Odd Society + Wild Thing Mushroom Whisky was a collab spirit created to celebrate the opening by restaurateurs Todd Graham and Kody Abrams of Wild Thing on Main. The team extracted “a kind of tea” from candy cap and porcini mushrooms sourced from wholesaler Oyster and King, says Odd Society distiller Joel McNichol. That “tea” diluted whisky that was then re-barrelled for further aging. “As someone who enjoys wandering in the rainforest amongst the Pacific Northwest flora, with hopes to stumble across a patch of wild mushrooms, this whisky definitely feels like it fits the commitment to regional style and culture,” says McNicol.  

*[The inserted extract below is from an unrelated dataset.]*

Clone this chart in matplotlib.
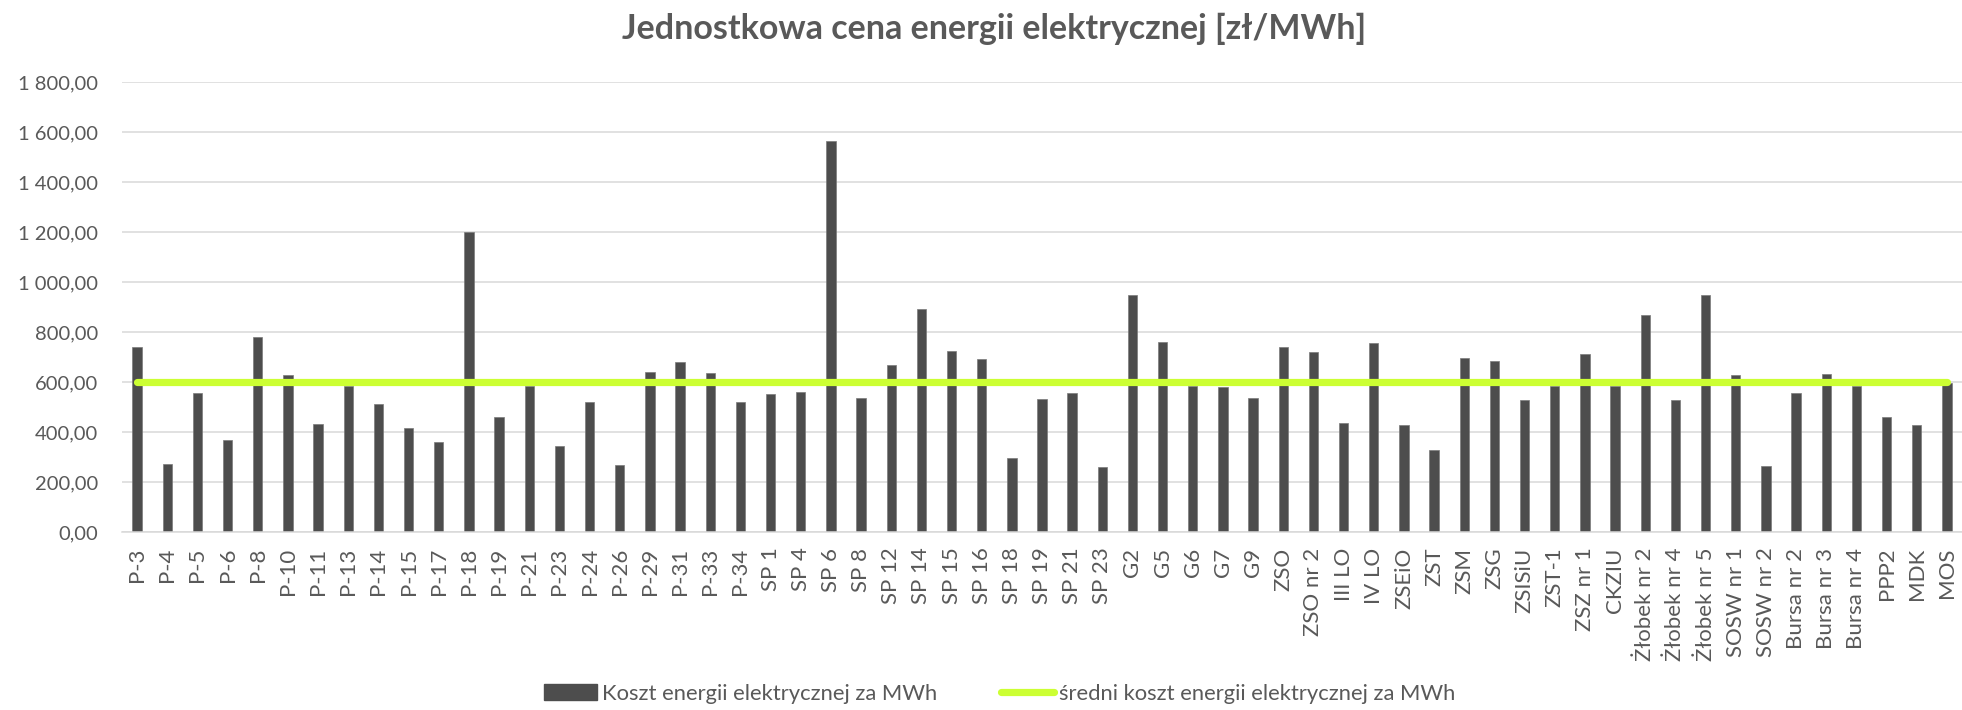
import matplotlib
matplotlib.use("Agg")
import matplotlib.pyplot as plt
from matplotlib.ticker import FuncFormatter, MultipleLocator
from matplotlib.lines import Line2D
from matplotlib.patches import Patch

plt.rcParams['font.family'] = ['Lato', 'DejaVu Sans']

# Unit electricity price per facility [zł/MWh]
facilities = [
    "P-3", "P-4", "P-5", "P-6", "P-8", "P-10", "P-11", "P-13", "P-14", "P-15",
    "P-17", "P-18", "P-19", "P-21", "P-23", "P-24", "P-26", "P-29", "P-31", "P-33",
    "P-34", "SP 1", "SP 4", "SP 6", "SP 8", "SP 12", "SP 14", "SP 15", "SP 16", "SP 18",
    "SP 19", "SP 21", "SP 23", "G2", "G5", "G6", "G7", "G9", "ZSO", "ZSO nr 2",
    "III LO", "IV LO", "ZSEiO", "ZST", "ZSM", "ZSG", "ZSISiU", "ZST-1", "ZSZ nr 1", "CKZIU",
    "Żłobek nr 2", "Żłobek nr 4", "Żłobek nr 5", "SOSW nr 1", "SOSW nr 2",
    "Bursa nr 2", "Bursa nr 3", "Bursa nr 4", "PPP2", "MDK", "MOS",
]
cost_per_mwh = [
    743, 272, 556, 369, 783, 629, 432, 586, 513, 416,
    363, 1203, 461, 586, 345, 521, 269, 641, 683, 639,
    521, 555, 561, 1565, 539, 669, 892, 724, 693, 296,
    532, 557, 260, 948, 760, 586, 580, 537, 740, 720,
    437, 757, 431, 328, 699, 685, 529, 586, 712, 586,
    868, 528, 948, 629, 264,
    558, 633, 586, 460, 428, 597,
]
mean_cost = 600.0

series_labels = ["Koszt energii elektrycznej za MWh",
                 "średni koszt energii elektrycznej za MWh"]
title = "Jednostkowa cena energii elektrycznej [zł/MWh]"

TEXT = "#595959"
BAR = "#4D4D4D"
LINE = "#CCFF33"
GRID = "#D9D9D9"

W, H = 1962, 710
fig = plt.figure(figsize=(W / 100, H / 100), dpi=100)
ax = fig.add_axes([122 / W, 1 - 532.3 / H, (1962 - 122) / W, (532.3 - 82.3) / H])

x = list(range(len(facilities)))
ax.bar(x, cost_per_mwh, width=0.31, color=BAR, edgecolor="#7a7a7a", linewidth=0.5, zorder=2)
ax.plot([x[0], x[-1]], [mean_cost, mean_cost], color=LINE, linewidth=5.2,
        solid_capstyle="round", zorder=3)

ax.set_xlim(-0.5, len(facilities) - 0.5)
ax.set_ylim(0, 1800)
ax.yaxis.set_major_locator(MultipleLocator(200))


def pl_fmt(v, _pos):
    return f"{v:,.2f}".replace(",", " ").replace(".", ",")


ax.yaxis.set_major_formatter(FuncFormatter(pl_fmt))
ax.grid(axis="y", color=GRID, linewidth=1.1, zorder=0)
ax.set_axisbelow(True)
for s in ("top", "right", "left"):
    ax.spines[s].set_visible(False)
ax.spines["bottom"].set_color(GRID)
ax.spines["bottom"].set_linewidth(1.1)

ax.set_xticks(x)
ax.set_xticklabels(facilities, rotation=90, fontsize=16, color=TEXT)
ax.tick_params(axis="x", length=0, pad=11)
ax.tick_params(axis="y", length=0, pad=17, labelsize=14.5, labelcolor=TEXT)

fig.text(994 / W, 1 - 29 / H, title, ha="center", va="center",
         fontsize=24.5, fontweight="bold", color=TEXT)

handles = [
    Patch(facecolor=BAR, edgecolor=BAR),
    Line2D([0], [0], color=LINE, linewidth=5.2, solid_capstyle="round"),
]
fig.legend(handles, series_labels, loc="center", ncol=2,
           bbox_to_anchor=(1000 / W, 1 - 694 / H), frameon=False,
           fontsize=15.8, labelcolor=TEXT, handlelength=2.4, handleheight=0.75,
           handletextpad=0.25, columnspacing=2.9)

fig.savefig("out.png", dpi=100)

In the Alberni Valley, Antidote Distilling captures the essence of truffles, wild mushrooms and foraged salal berries to create their Black Gin. Elli Hart Creative photo

Foragers from Port Alberni’s Tseshaht First Nation and Forest for Dinner helped distiller Nilo Du Plessis from Antidote Distilling Co. search out unique local ingredients for his Black Gin. “We never intended to make a weird and funky gin. I bought a small vacuum still and started distilling literally whatever we could find around us,” he says. A handful of Vancouver Island black truffles, macerated then re-distilled, “came off just so beautifully” they inspired Antidote’s Black Truffle Vodka and colour-changing Black Gin. Inky in the bottle thanks to a “dark, bloody mush” of salal berry skins (a byproduct of Forest for Dinner jam-making), it blooms with purple colour plus funky and herbaceous notes when mixed with tonic and citrus. 

“It was all about working with what we had around us on Vancouver Island rather than just going the traditional way,” says Du Plessis. Like these other innovative distillers, he’s savouring the taste of success.